New York’s socialist mayor, Zohran Mamdani, announced this week that he is making good on his campaign promise to tax the rich. Like all socialists, Mamdani claims that the rich do not pay their “fair share,” a claim contradicted by the data.

In effect, wealthy taxpayers pay almost all of the taxes in New York City, while the lower 50% not only pay almost nothing but also receive government benefits. The lower 30% of NYC residents do almost no work. This is supported by Census Bureau data showing that the lowest income quintile in New York City earns a mean household income of just $12,294, equivalent to roughly 14 hours per week at New York’s minimum wage of $16.50, which is already nearly double the federal minimum wage of $7.25.

According to the New York State Department of Taxation and Finance, millionaires paid 44.6% of all personal income tax collected in tax year 2024, while the top 200,000 taxpayers paid 51.9%. Millionaires also accounted for over 75% of all reported capital gains in the state that year.
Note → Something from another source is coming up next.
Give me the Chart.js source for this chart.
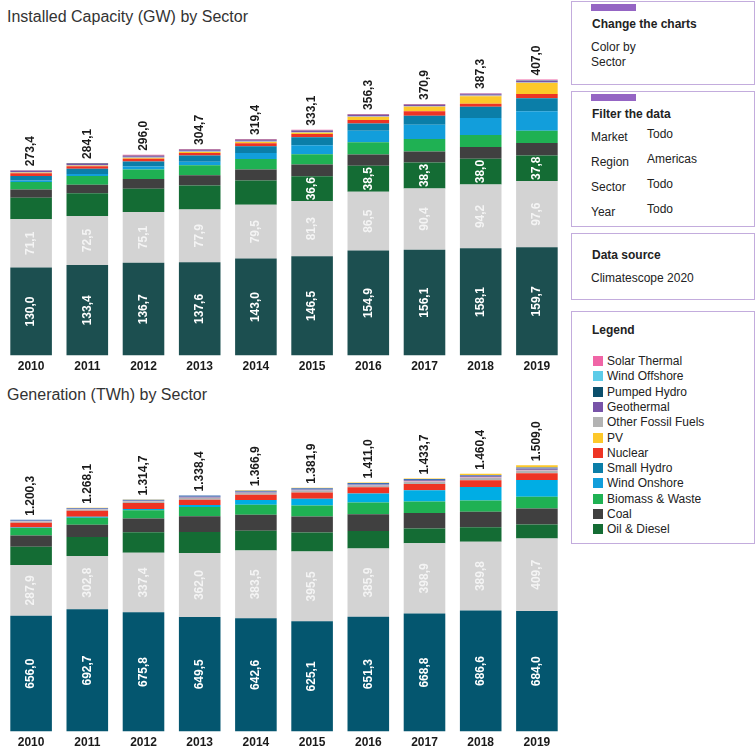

Meanwhile, the bottom 50% of taxpayers paid just 0.2%. According to 2023 data from the NYC Independent Budget Office, the top 1% of city income tax filers paid approximately one-third of all city income tax revenue, with a threshold of at least $906,677 in income.

“When I ran for mayor, I said I was going to tax the rich. Well, today we’re taxing the rich,” Mamdani declared in a video filmed outside 220 Central Park South, where Citadel CEO Ken Griffin owns a four-floor penthouse purchased for $238 million. On April 15, Mamdani and Governor Kathy Hochul jointly announced a pied-à-terre tax, French for “foot on the ground,” an annual surcharge on one-to-three-family homes, condominiums, and co-ops valued above $5 million whose owners maintain a primary residence outside New York City.

Mamdani argued that such properties are often left vacant while still benefiting from rising real estate values, calling the arrangement “a fundamentally unfair system that hurts working New Yorkers.”

Yet the non-resident owners he targets are, by definition, not drawing on city services. The revenue he proposes to extract from them would flow not to working New Yorkers but to welfare programs serving those who don’t work, transferring wealth from tax producers to tax consumers.